Ульмер и Кан, бежав из лагерной бани, отчасти при помощи подкупа, отчасти благодаря небрежности часового, пробирались пешком к австрийско-швейцарской границе, страшно бедствуя и голодая. Изредка им случалось поймать отбившегося от стада барашка и заколоть его перочинными ножами, но еще реже его можно было сварить или изжарить, чтобы не привлекать к себе внимание разведенным костром, а чаще приходилось питаться сырым мясом.
Когда оба офицера, наконец, достигли долгожданной границы и уже переходили ее, их заметил пограничный австрийский пост и открыл по ним огонь. Под обстрелом прапорщику Кану удалось перебежать границу и достигнуть швейцарского офицерского караула, а немного позже и вернуться в Россию. Кажется, он был награжден за этот побег орденом Святого Владимира 4-й степени с мечами и бантом.
Прапорщик же Ульмер, перебегая границу, сорвался с горной тропинки в обрыв и тяжело расшибся. Хотя Ульмер упал уже на швейцарской территории, но далеко от места расположения офицерского караула, и солдаты швейцарского пограничного поста, пользуясь отдаленностью своего офицера, не препятствовали австрийским пограничникам подобрать Ульмера.
Отбывая присужденное ему за второй побег заключение в крепости, Ульмер помещался в ней в одной камере с несколькими австрийскими офицерами, осужденными за присвоение сумм, отпускавшихся австрийской казной на содержание русских пленных солдат.
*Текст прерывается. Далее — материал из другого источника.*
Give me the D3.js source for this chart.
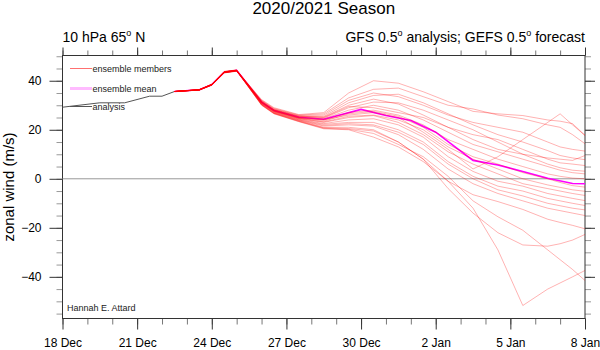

Недовольные своим осуждением и желая мстить за него своей родине, эти офицеры дали прапорщику Ульмеру возможность основательно изучить австрийские воинские уставы – внутренней и гарнизонной службы и дисциплинарный; они же дали Ульмеру подробные и исчерпывающие сведения о дислокации запасных батальонов и других тыловых частей австрийской армии, дали точные характеристики и описания наружности командного состава этих частей; детально описали Ульмеру несколько маленьких городков и местечек и их жителей, так что Ульмер мог говорить о них так, как если бы являлся их уроженцем; познакомили Ульмера с правилами о документах всякого рода и особенностями железнодорожных порядков в военное время и т. п. Короче, Ульмер изучил у них все, что, так или иначе, могло облегчить побеги из плена и быть использовано при совершении их.
Вернувшись по отбытии наказания за побег в Эстергом-табор, обогащенный такими ценными сведениями, прапорщик Ульмер прежде, чем бежать вновь, организовал ту «школу для желающих бежать из плена», о которой я говорил выше. Создав эту школу и передав приобретенные познания лицам, ставшим во главе ее, прапорщик Ульмер сделал новую попытку побега.